Монопольная власть над промышленностью была целью Дж.П. Моргана, Дж.Д. Рокфеллера и других воротил бизнеса в конце девятнадцатого века. Но в недрах Уолл-стрит скоро поняли, что самый эффективный способ обрести неоспоримую монополию — это политика, прикрываемая пропагандой пользы для общества и ради народных интересов.
Такая стратегия была подробно раскрыта в 1906 году, в книге Фредерика С. Хоува «Признания монополиста». Хоув писал:
Правила большого бизнеса сводятся к простой формуле: заполучи монополию, заставь общество работать на тебя и зарабатывай на политике. Чтобы заправлять промышленностью, надо контролировать Конгресс и правительственные органы, таким образом, заставляя общество идти на работу ради вас, монополиста. Правительственный грант, монопольное право, субсидии, освобождение от налога — это куда больше, чем месторождения в Кимберли и Комстоке, поскольку, чтобы наживаться на этом, не нужно никакого труда, ни физического, ни умственного.
С тех пор эту формулу применяют повсюду, сколько бы это ни стоило.
Следует заметить, что при натуральном хозяйстве такой искусственной конкуренции не существует. Если вы обмениваете свои яблоки на чью-то пшеницу, у этой сделки существуют естественные рамки: у вас всего столько-то яблок, и больше нет, а съесть и сохранить зерна вы можете лишь столько-то. Потребность знает определенные границы, но жадность — нет. И, поскольку деньги — мера богатства, и они не портятся, вы можете накопить их намного больше, чем пшеницы. Прибавьте к этому еще и такое свойство накопления, как расширение эго — и вот излишнее богатство стало пределом мечтаний. А значит, люди стремятся заработать больше, чем могут использовать в разумные сроки, и хранят эти богатства, чтобы и дальше увеличивать свое эго и власть над другими.
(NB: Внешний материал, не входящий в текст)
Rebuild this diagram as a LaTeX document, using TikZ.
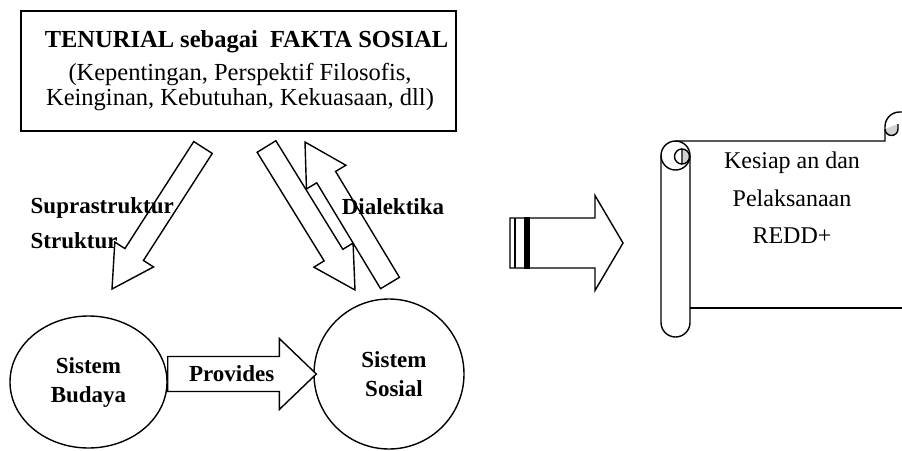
\documentclass[tikz,border=0pt]{standalone}
\usepackage{fontspec}
\setmainfont{Liberation Serif}
\usetikzlibrary{positioning,calc,shapes.geometric}

% tail, tip, shaft half width, head half width, head length
\newcommand{\blockarrow}[5]{%
  \path ($(#2)!#5!(#1)$) coordinate (neck);
  \draw[blk] ($(#1)!#3!90:(#2)$) -- ($(neck)!#3!90:(#2)$)
    -- ($(neck)!#4!90:(#2)$) -- (#2) -- ($(neck)!#4!-90:(#2)$)
    -- ($(neck)!#3!-90:(#2)$) -- ($(#1)!#3!-90:(#2)$) -- cycle;}

\begin{document}
\begin{tikzpicture}[x=1pt,y=-1pt,line width=1.4pt,
    txt/.style={font=\fontsize{24.5}{25}\selectfont},
    bold/.style={font=\fontsize{23}{29}\selectfont\bfseries, inner sep=0pt},
    blk/.style={draw,fill=white,line join=miter}]
  \useasboundingbox (0,0) rectangle (902,450);
  \clip (0,0) rectangle (902,450);

  \node(tenurial)[draw, minimum width=435pt, minimum height=120pt,
                  align=center, txt] at (238.5,71)
  {\hspace*{16pt}\textbf{TENURIAL sebagai\ \ FAKTA SOSIAL}\\[8pt]
   \hspace*{3pt}(Kepentingan, Perspektif\ Filosofis,\\
   \hspace*{3pt}Keinginan, Kebutuhan, Kekuasaan, dll)};

  \coordinate (s1) at (203,147.5);
  \coordinate (s2) at (112,289);
  \coordinate (d1) at (266.5,146.5);
  \coordinate (d2) at (355,290);
  \coordinate (u1) at (390,283);
  \coordinate (u2) at (305,142);

  \blockarrow{s1}{s2}{11pt}{23pt}{41pt}
  \blockarrow{d1}{d2}{11pt}{23pt}{41pt}
  \blockarrow{u1}{u2}{11pt}{23pt}{41pt}

  \node(supra)[bold, anchor=west] at (30,208) {Suprastruktur};
  \node(strukt)[bold, below=13pt of supra.south west, anchor=north west]
  {Struktur};
  \node(dialek)[bold] at (393,207) {Dialektika};

  \node(budaya)[draw, ellipse, minimum width=157pt, minimum height=132pt,
                align=center, bold] at (88.5,382) {Sistem\\Budaya};
  \node(sosial)[draw, circle, minimum size=150pt,
                align=center, bold] at (389,374) {\hspace*{10pt}Sistem\\\hspace*{10pt}Sosial};

  \coordinate (p1) at (budaya.east |- sosial.west);
  \coordinate (p2) at ($(sosial.west)+(3,0)$);
  \blockarrow{p1}{p2}{17.5pt}{35.5pt}{37pt}
  \node(provides)[bold] at ($(p1)!.43!(p2)$) {Provides};

  \coordinate (st1) at (510,243);
  \coordinate (st2) at (623,243);
  \blockarrow{st1}{st2}{25pt}{47.5pt}{28pt}
  \draw (515,218) -- (515,268);
  \filldraw (524.5,218) rectangle (529,268);

  \draw (661,155.5) -- (661,322.5)
    arc[start angle=180, end angle=360, radius=14.5pt] -- (690,155.5);
  \draw (675.5,155.5) circle[radius=14.5pt];
  \filldraw[fill=gray!35] (682,149)
    arc[start angle=90, end angle=-90, radius=7.5pt] -- cycle;
  \draw (682,149) arc[start angle=90, end angle=270, radius=7.5pt];
  \draw (675.5,141) -- (885,141) -- (885,126.5)
    arc[start angle=180, end angle=90, radius=14.5pt] -- (930,112);
  \filldraw[fill=gray!35] (885,129)
    arc[start angle=180, end angle=360, radius=6.5pt] -- (898,124);
  \draw (690,308) -- (930,308);

  \node(redd)[txt, font=\fontsize{24}{37.5}\selectfont, align=center]
    at (792,198) {Kesiap an dan\\Pelaksanaan\\REDD+};
\end{tikzpicture}
\end{document}
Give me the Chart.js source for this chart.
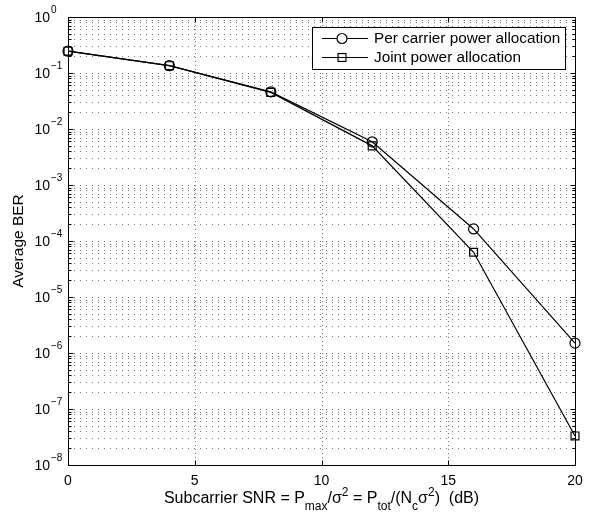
<!DOCTYPE html>
<html>
<head>
<meta charset="utf-8">
<script src="https://cdn.jsdelivr.net/npm/chart.js@4/dist/chart.umd.min.js"></script>
<style>
  html, body { margin: 0; padding: 0; background: #fff; }
  #wrap { width: 590px; height: 519px; position: relative; }
</style>
</head>
<body>
<div id="wrap"><canvas id="c"></canvas></div>
<script>
// BER vs subcarrier SNR
const snr = [0, 4, 8, 12, 16, 20];
const berPerCarrier = [0.245, 0.135, 0.046, 5.9e-3, 1.64e-4, 1.5e-6];
const berJoint = [0.245, 0.135, 0.045, 5.0e-3, 6.3e-5, 3.3e-8];

const xTicks = [0, 5, 10, 15, 20];
const yExps = [0, -1, -2, -3, -4, -5, -6, -7, -8];
const legendLabels = ["Per carrier power allocation", "Joint power allocation"];

const FONT = '"Liberation Sans", Arial, Helvetica, sans-serif';

function pts(ys) { return snr.map((x, i) => ({ x: x, y: ys[i] })); }

// matlab-ish frame: dotted grid, inward ticks, labels with exponents, boxed legend
const matlabFrame = {
  id: "matlabFrame",
  beforeDatasetsDraw(chart) {
    const { ctx, chartArea: a, scales: { x, y } } = chart;
    ctx.save();
    ctx.strokeStyle = "#777";
    ctx.lineWidth = 1;
    // horizontal: decades + minors
    ctx.setLineDash([1, 5]);
    for (let e = -8; e < 0; e++) {
      for (let m = 1; m <= 9; m++) {
        const v = m * Math.pow(10, e);
        const py = Math.round(y.getPixelForValue(v)) + 0.5;
        if (py <= a.top + 1 || py >= a.bottom - 1) continue;
        ctx.beginPath(); ctx.moveTo(a.left, py); ctx.lineTo(a.right, py); ctx.stroke();
      }
    }
    // vertical majors
    ctx.setLineDash([1, 3]);
    xTicks.forEach((t) => {
      const px = Math.round(x.getPixelForValue(t)) + 0.5;
      if (px <= a.left + 1 || px >= a.right - 1) return;
      ctx.beginPath(); ctx.moveTo(px, a.top); ctx.lineTo(px, a.bottom); ctx.stroke();
    });
    ctx.restore();
  },
  afterDraw(chart) {
    const { ctx, chartArea: a, scales: { x, y } } = chart;
    ctx.save();
    ctx.strokeStyle = "#000";
    ctx.fillStyle = "#000";
    ctx.lineWidth = 1;
    ctx.setLineDash([]);
    const L = a.left + 0.5, R = a.right + 0.5, T = a.top + 0.5, B = a.bottom + 0.5;
    ctx.strokeRect(L, T, R - L, B - T);

    // ticks
    ctx.beginPath();
    xTicks.forEach((t) => {
      const px = Math.round(x.getPixelForValue(t)) + 0.5;
      ctx.moveTo(px, B); ctx.lineTo(px, B - 5);
      ctx.moveTo(px, T); ctx.lineTo(px, T + 5);
    });
    for (let e = -8; e <= 0; e++) {
      for (let m = 1; m <= 9; m++) {
        if (e === 0 && m > 1) break;
        const py = Math.round(y.getPixelForValue(m * Math.pow(10, e))) + 0.5;
        const len = m === 1 ? 5 : 3;
        ctx.moveTo(L, py); ctx.lineTo(L + len, py);
        ctx.moveTo(R, py); ctx.lineTo(R - len, py);
      }
    }
    ctx.stroke();

    // x tick labels
    ctx.font = "14px " + FONT;
    ctx.textAlign = "center";
    ctx.textBaseline = "middle";
    xTicks.forEach((t) => ctx.fillText(String(t), x.getPixelForValue(t), 481));

    // y tick labels 10^e
    yExps.forEach((e) => {
      const py = y.getPixelForValue(Math.pow(10, e));
      ctx.font = "14px " + FONT;
      ctx.textAlign = "right";
      ctx.textBaseline = "middle";
      ctx.fillText("10", 50, py + 1);
      ctx.font = "10px " + FONT;
      ctx.textAlign = "left";
      ctx.fillText(e === 0 ? "0" : "\u2212" + Math.abs(e), 51, py - 7);
    });

    // x title with sub/superscripts
    const parts = [
      ["Subcarrier SNR = P", 0], ["max", 1], ["/\u03c3", 0], ["2", -1],
      [" = P", 0], ["tot", 1], ["/(N", 0], ["c", 1], ["\u03c3", 0], ["2", -1], [")  (dB)", 0],
    ];
    const fontFor = (k) => (k === 0 ? "16px " : "12px ") + FONT;
    let w = 0;
    parts.forEach(([t, k]) => { ctx.font = fontFor(k); w += ctx.measureText(t).width; });
    let cx = (a.left + a.right) / 2 - w / 2;
    ctx.textAlign = "left";
    ctx.textBaseline = "alphabetic";
    parts.forEach(([t, k]) => {
      ctx.font = fontFor(k);
      const dy = k === 1 ? 7 : k === -1 ? -7 : 0;
      ctx.fillText(t, cx, 503 + dy);
      cx += ctx.measureText(t).width;
    });

    // y title
    ctx.save();
    ctx.translate(19, (a.top + a.bottom) / 2);
    ctx.rotate(-Math.PI / 2);
    ctx.font = "15.5px " + FONT;
    ctx.textAlign = "center";
    ctx.textBaseline = "middle";
    ctx.fillText("Average BER", 0, 0);
    ctx.restore();

    // legend box
    const bx = 312.5, by = 27.5, bw = 253, bh = 42;
    ctx.fillStyle = "#fff";
    ctx.fillRect(bx, by, bw, bh);
    ctx.strokeStyle = "#000";
    ctx.strokeRect(bx, by, bw, bh);
    const rows = [38, 57];
    chart.data.datasets.forEach((ds, i) => {
      const ry = rows[i] + 0.5;
      ctx.strokeStyle = "#000";
      ctx.lineWidth = 1.2;
      ctx.beginPath(); ctx.moveTo(322, ry); ctx.lineTo(368, ry); ctx.stroke();
      ctx.beginPath();
      if (ds.pointStyle === "circle") {
        ctx.fillStyle = "#fff";
        ctx.arc(342, ry, ds.pointRadius, 0, Math.PI * 2);
        ctx.fill();
        ctx.stroke();
      } else {
        const s = ds.pointRadius * Math.SQRT1_2;
        ctx.strokeRect(342 - s, ry - s, 2 * s, 2 * s);
      }
      ctx.fillStyle = "#000";
      ctx.font = "15.3px " + FONT;
      ctx.textAlign = "left";
      ctx.textBaseline = "middle";
      ctx.fillText(legendLabels[i], 374, rows[i] + 1);
    });
    ctx.restore();
  },
};

new Chart(document.getElementById("c"), {
  type: "line",
  data: {
    datasets: [
      {
        label: legendLabels[0],
        data: pts(berPerCarrier),
        borderColor: "#000",
        borderWidth: 1.2,
        pointStyle: "circle",
        pointRadius: 5,
        pointBorderColor: "#000",
        pointBackgroundColor: "rgba(0,0,0,0)",
        pointBorderWidth: 1.2,
        tension: 0,
        clip: false,
      },
      {
        label: legendLabels[1],
        data: pts(berJoint),
        borderColor: "#000",
        borderWidth: 1.2,
        pointStyle: "rect",
        pointRadius: 5.6,
        pointBorderColor: "#000",
        pointBackgroundColor: "rgba(0,0,0,0)",
        pointBorderWidth: 1.2,
        tension: 0,
        clip: false,
      },
    ],
  },
  options: {
    responsive: true,
    maintainAspectRatio: false,
    animation: false,
    events: [],
    layout: { padding: { left: 68, right: 15, top: 17, bottom: 54 } },
    plugins: { legend: { display: false }, tooltip: { enabled: false } },
    scales: {
      x: { type: "linear", min: 0, max: 20, display: false },
      y: { type: "logarithmic", min: 1e-8, max: 1, display: false },
    },
  },
  plugins: [matlabFrame],
});
</script>
</body>
</html>
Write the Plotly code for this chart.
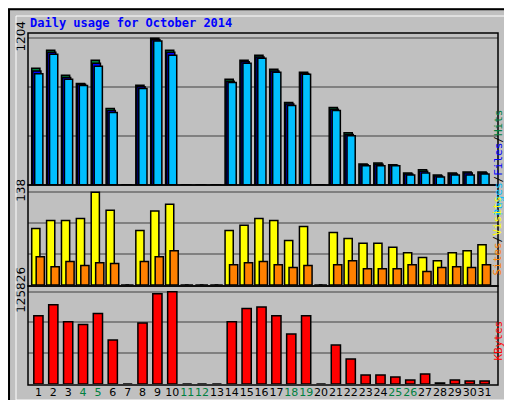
import plotly.graph_objects as go

days = list(range(1, 32))
hits = [957,1105,899,833,1023,627,0,817,1204,1105,0,0,0,866,1023,1064,949,676,924,0,635,429,173,181,165,99,124,82,99,107,107]
files = [935,1088,882,825,998,610,0,805,1190,1088,0,0,0,850,1010,1050,935,665,915,0,622,415,165,170,160,90,112,74,90,98,98]
pages = [912,1072,866,816,973,594,0,792,1180,1064,0,0,0,841,998,1040,924,651,908,0,610,404,157,157,157,82,99,66,82,82,90]
visits = [84,96,96,99,138,111,0,81,110,120,0,0,0,81,89,99,96,66,87,0,78,69,62,62,56,48,41,36,48,51,60]
sites = [42,27,35,29,33,32,0,35,42,51,0,0,0,30,33,35,30,26,29,0,30,36,24,24,24,30,20,26,27,26,30]
kbytes = [93000,108000,85000,81000,96000,60000,0,83000,123000,125826,0,0,0,85000,103000,105000,93000,68000,93000,0,53000,34000,12300,12300,9600,5500,13700,1400,5500,4100,4100]
weekend = {4,5,11,12,18,19,25,26}

fig = go.Figure()
ln = dict(color="black", width=1.5)
def bar(y, color, w, off, ax):
    fig.add_trace(go.Bar(x=days, y=y, width=w, offset=off, marker=dict(color=color, line=ln),
                         xaxis="x", yaxis=ax, showlegend=False, hoverinfo="skip"))
bar(hits, "#008040", 0.55, -0.45, "y")
bar(files, "#0000FF", 0.55, -0.38, "y")
bar(pages, "#00BFFF", 0.55, -0.25, "y")
bar(visits, "#FFFF00", 0.55, -0.45, "y2")
bar(sites, "#FF8000", 0.55, -0.15, "y2")
bar(kbytes, "#FF0000", 0.62, -0.31, "y3")

ticktext = [f'<span style="color:{"#008040" if d in weekend else "black"}">{d}</span>' for d in days]
grid = dict(showgrid=True, gridcolor="#808080", gridwidth=1.5, tickangle=-90, ticks="", automargin=False,
            tickfont=dict(family="DejaVu Sans", size=12, color="black"), zeroline=False)
fig.update_layout(
    width=512, height=400, margin=dict(l=0, r=0, t=0, b=0, autoexpand=False),
    paper_bgcolor="#C0C0C0", plot_bgcolor="#C0C0C0", barmode="overlay",
    xaxis=dict(domain=[20/512, 490/512], range=[0.3, 31.9], tickvals=days, ticktext=ticktext,
               tickangle=0, automargin=False,
               tickfont=dict(family="DejaVu Sans", size=11), anchor="y3", showgrid=False, ticks=""),
    yaxis=dict(domain=[1-177/400, 1-25/400], range=[0, 1204*1.035], tickvals=[401, 802, 1204],
               ticktext=["", "", "1204"], **grid),
    yaxis2=dict(domain=[1-277/400, 1-180/400], range=[0, 138*1.045], tickvals=[46, 92, 138],
                ticktext=["", "", "138"], **grid),
    yaxis3=dict(domain=[1-376/400, 1-280/400], range=[0, 125826*1.04], tickvals=[41942, 83884, 125826],
                ticktext=["", "", "125826"], **grid),
)
fig.add_annotation(text="<b>Daily usage for October 2014</b>", x=20/512, y=1-15/400, xref="paper", yref="paper",
                   xanchor="left", yanchor="middle", showarrow=False,
                   font=dict(family="DejaVu Sans Mono", size=12, color="#0000FF"))
def side(txt, yc):
    fig.add_annotation(text=txt, x=498/512, y=yc, xref="paper", yref="paper", textangle=-90,
                       showarrow=False, font=dict(family="DejaVu Sans Mono", size=11))
side('<span style="color:#00BFFF">Pages</span><span style="color:black">/</span><span style="color:#0000FF">Files</span><span style="color:black">/</span><span style="color:#008040">Hits</span>', 1-100/400)
side('<span style="color:#FF8000">Sites</span><span style="color:black">/</span><span style="color:#FFFF00">Visits</span>', 1-228/400)
side('<span style="color:#FF0000">KBytes</span>', 1-355/400)
shapes = [dict(type="rect", xref="paper", yref="paper", x0=0.002, x1=0.998, y0=0.003, y1=0.997, line=dict(color="black", width=2)),
          dict(type="rect", xref="paper", yref="paper", x0=8/512, x1=504/512, y0=1-392/400, y1=1-8/400, line=dict(color="white", width=1))]
for a, b in [(25, 177), (177, 278), (278, 377)]:
    shapes.append(dict(type="rect", xref="paper", yref="paper", x0=20/512, x1=490/512, y0=1-b/400, y1=1-a/400,
                       line=dict(color="black", width=1.5)))
fig.update_layout(shapes=shapes)
fig.write_html("out.html")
Во всем этом явно проглядывают признаки страсти и невежества: материальные желания, чрезмерные усилия, неудовлетворенность насущным и желание большего, ложная гордость, зависть к другим, доказательство своей правоты силой, скупость, сильная конкуренция, в которой кто-то побеждает, а остальные проигрывают, важная роль индивидуальных различий, сознание своего отличия от других или своего преимущества перед остальными.